3) Is de minister van mening dat vooral grotere landen zoals de Verenigde Staten, het Verenigd Koninkrijk of Duitsland het slachtoffer worden van cybercriminelen, of ook België? Kan hij zijn visie op deze problematiek toelichten?

4) Heeft de minister een mening over hoe deze problematiek best geïntegreerd wordt binnen het framework van de G20-discussies? Moet internet governance een plaats krijgen onder ontwikkeling, corruptie, multilaterale handel enzovoort? Kan hij dat toelichten?

5) Zal ons land, al dan niet vanuit het Europese niveau, er op aandringen dat internet governance en de daarmee verbonden uitdagingen een prominenter agenda item worden op de volgende conferentie van de G20? Waarom wel/niet?

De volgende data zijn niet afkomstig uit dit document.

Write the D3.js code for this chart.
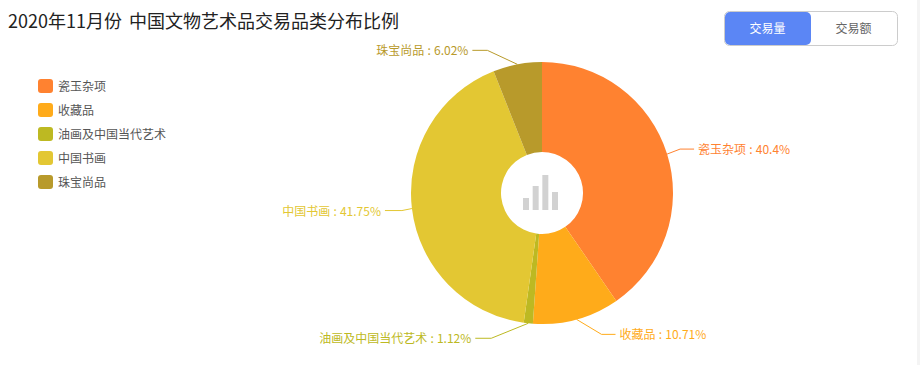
<!DOCTYPE html>
<html>
<head>
<meta charset="utf-8">
<script src="https://cdn.jsdelivr.net/npm/d3@7"></script>
<style>
  html, body { margin: 0; padding: 0; background: #fff; overflow: hidden; }
  text { font-family: "Noto Sans CJK SC", "Noto Sans", sans-serif; }
</style>
</head>
<body>
<svg id="chart" width="920" height="365"></svg>
<script>
const categories = ['瓷玉杂项', '收藏品', '油画及中国当代艺术', '中国书画', '珠宝尚品']
const shares = [40.4, 10.71, 1.12, 41.75, 6.02]
const colors = ['#ff8230', '#ffab1a', '#bdb922', '#e3c733', '#b89a2b']
const buttonLabels = ['交易量', '交易额']
const iconBars = [12, 24, 35, 18]

const width = 920
const height = 365
const cx = 542
const cy = 193
const outerRadius = 131
const innerRadius = 41

// elbow of each leader line, relative to where it leaves the slice
const elbowOffsets = [[13, -5], [25, 15], [-37, 15], [-10, 2], [-30, -14]]
const tailLength = [14, 14, 16, 17, 15]

const svg = d3.select('#chart')

svg.append('rect')
  .attr('x', 917)
  .attr('y', 0)
  .attr('width', width - 917)
  .attr('height', height)
  .attr('fill', '#f4f4f4')

svg.append('text')
  .attr('x', 8)
  .attr('y', 28)
  .attr('fill', '#222')
  .style('font-size', '18px')
  .style('word-spacing', '3px')
  .text('2020年11月份 中国文物艺术品交易品类分布比例')

// Legend
const legendY = d3.scalePoint().domain(categories).range([86, 182])

const legend = svg.append('g')
  .selectAll('g')
  .data(categories)
  .join('g')
  .attr('transform', d => `translate(38,${legendY(d)})`)

legend.append('rect')
  .attr('y', -7)
  .attr('width', 15)
  .attr('height', 14)
  .attr('rx', 3)
  .attr('fill', (d, i) => colors[i])

legend.append('text')
  .attr('x', 20)
  .attr('y', 4.5)
  .attr('fill', '#555')
  .style('font-size', '12px')
  .text(d => d)

// Pie
const pie = d3.pie().sort(null).value(d => d)
const slices = pie(shares)
const arc = d3.arc().innerRadius(innerRadius).outerRadius(outerRadius)
const edge = d3.arc().innerRadius(outerRadius).outerRadius(outerRadius)

const g = svg.append('g').attr('transform', `translate(${cx},${cy})`)

g.selectAll('path.slice')
  .data(slices)
  .join('path')
  .attr('class', 'slice')
  .attr('d', arc)
  .attr('fill', (d, i) => colors[i])

// Leader lines and labels
const line = d3.line()

slices.forEach(function (d, i) {
  const start = edge.centroid(d)
  const elbow = [start[0] + elbowOffsets[i][0], start[1] + elbowOffsets[i][1]]
  const dir = elbowOffsets[i][0] > 0 ? 1 : -1
  const end = [elbow[0] + dir * tailLength[i], elbow[1]]

  g.append('path')
    .attr('d', line([start, elbow, end]))
    .attr('fill', 'none')
    .attr('stroke', colors[i])
    .attr('stroke-width', 1)

  g.append('text')
    .attr('x', end[0] + dir * 4)
    .attr('y', end[1] + 5)
    .attr('text-anchor', dir > 0 ? 'start' : 'end')
    .attr('fill', colors[i])
    .style('font-size', '12px')
    .style('word-spacing', '0.5px')
    .text(`${categories[i]} : ${shares[i]}%`)
})

// Centre icon
const iconX = d3.scaleBand().domain(d3.range(iconBars.length)).range([-19, 16]).paddingInner(0.38).paddingOuter(0)
const iconY = d3.scaleLinear().domain([0, 35]).range([17, -18])

g.append('g')
  .selectAll('rect')
  .data(iconBars)
  .join('rect')
  .attr('x', (d, i) => iconX(i))
  .attr('y', d => iconY(d))
  .attr('width', iconX.bandwidth())
  .attr('height', d => iconY(0) - iconY(d))
  .attr('fill', '#d2d2d2')

// Toggle buttons
const buttons = svg.append('g').attr('transform', 'translate(724.5,11.5)')

buttons.append('rect')
  .attr('width', 173)
  .attr('height', 34)
  .attr('rx', 5)
  .attr('fill', '#fff')
  .attr('stroke', '#ccc')

buttons.append('rect')
  .attr('x', 0.5)
  .attr('y', 0.5)
  .attr('width', 86)
  .attr('height', 33)
  .attr('rx', 5)
  .attr('fill', '#5b86f5')

buttons.selectAll('text')
  .data(buttonLabels)
  .join('text')
  .attr('x', (d, i) => 43 + i * 86)
  .attr('y', 21.5)
  .attr('text-anchor', 'middle')
  .attr('fill', (d, i) => i === 0 ? '#fff' : '#666')
  .style('font-size', '12px')
  .text(d => d)
</script>
</body>
</html>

Antwoord ontvangen op 18 juni 2013 :

1. Ik kan u bevestigen dat mijn departement zich volledig bewust is van de financiële impact van cybercriminaliteit. Daarom pleit België voor een toenemende internationale samenwerking in de strijd tegen cybercriminaliteit. In die zin moedigen we de derde landen aan, zoals de Europese Unie (EU) het ook doet, om het Verdrag van de Raad van Europa over cybercriminaliteit bij te treden. Dit Verdrag staat inderdaad open tot ondertekening voor niet-leden van de Raad van Europa.

2. Over het bestuur van het internet bestaan er inderdaad verschillende meningen. België is, net zoals haar Europese partners en de VS, voorstander van het huidige model van internetbeheer die gedecentraliseerd is en gekenmerkt wordt door een dimensie van Multi-acteurs (Multi-stakeholder).

Sommige landen willen het internetbestuur binnen een zuiver intergouvernementeel kader houden, dit is voor ons minder wenselijk, omdat het huidige model eigenlijk de flexibiliteit en de vernieuwing verzekert.

In die zin zie ik geen rol voor de G20 in het internetbeheer.

3. Rekening houdend met de aard van de materie heeft cybercriminaliteit per definitie geen grenzen. Alle landen zijn bij deze problemen betrokken en moeten dus in de strijd tegen deze bedreiging samenwerken.